Roger Ebert gave the film three out of four stars, calling it "an intriguing movie, ambitious and inventive, and almost worth seeing just for Anjelica Huston's obvious delight in playing a completely uncompromised villainess."

Despite the overall positive reception, Dahl disliked the film and regarded it as "utterly appalling". While he praised Huston's performance as the Grand High Witch, he was critical of the ending that contrasted with his book.

=== Accolades ===
- Academy of Science Fiction, Fantasy & Horror Films (1991)
- Nominated – Saturn Award for Best Actress (Anjelica Huston)
- Nominated – Saturn Award for Best Make-up (John Stephenson)
- Nominated – Saturn Award for Best Music (Stanley Myers)
- Nominated – Saturn Award for Best Performance by a Younger Actor (Jasen Fisher)
- Nominated – Saturn Award for Best Supporting Actress (Mai Zetterling)

- BAFTA Awards (1991)
- Nominated – BAFTA Award for Best Makeup and Hair (Christine Beveridge)

- Boston Society of Film Critics Awards (1991)
- Won – Boston Society of Film Critics Award for Best Actress (Huston)

- Fantasporto (1991)
- Nominated – International Fantasy Film Award for Best Film (Roeg)

- Hugo Awards (1991)
- Nominated – Hugo Award for Best Dramatic Presentation

- Los Angeles Film Critics Association Awards (1990)
- Won – Los Angeles Film Critics Association Award for Best Actress (Huston)
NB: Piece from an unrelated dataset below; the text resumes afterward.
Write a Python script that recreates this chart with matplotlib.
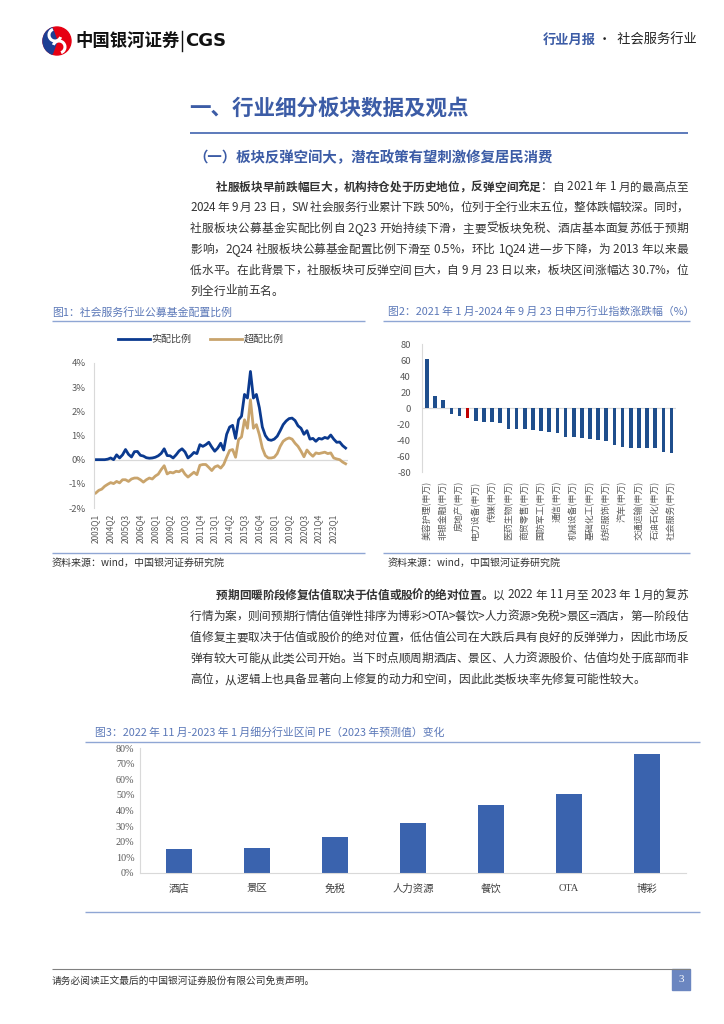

- National Society of Film Critics Awards (1990)
- Won – National Society of Film Critics Award for Best Actress (Huston)

=== Home media ===
Warner Home Video first released the film on VHS and LaserDisc in 1991. The second release (and first re-release) was on VHS and for the first time on DVD in 1999. Both versions (and any television screenings) use the original open matte negative of the film, instead of matting it down to 1.85:1 (or 1.66:1). It was released on Blu-ray in Spain only in 2017. In July 2019, a Blu-ray release from Warner Archive Collection was announced, and was released on August 20, 2019. In August 2020, a 30th anniversary Blu-ray release from Warner Bros. in the United Kingdom was announced, in special packaging including a booklet, original theatrical release poster, and four art cards, all housed alongside the disc in a collector's box. It was released on October 12, 2020.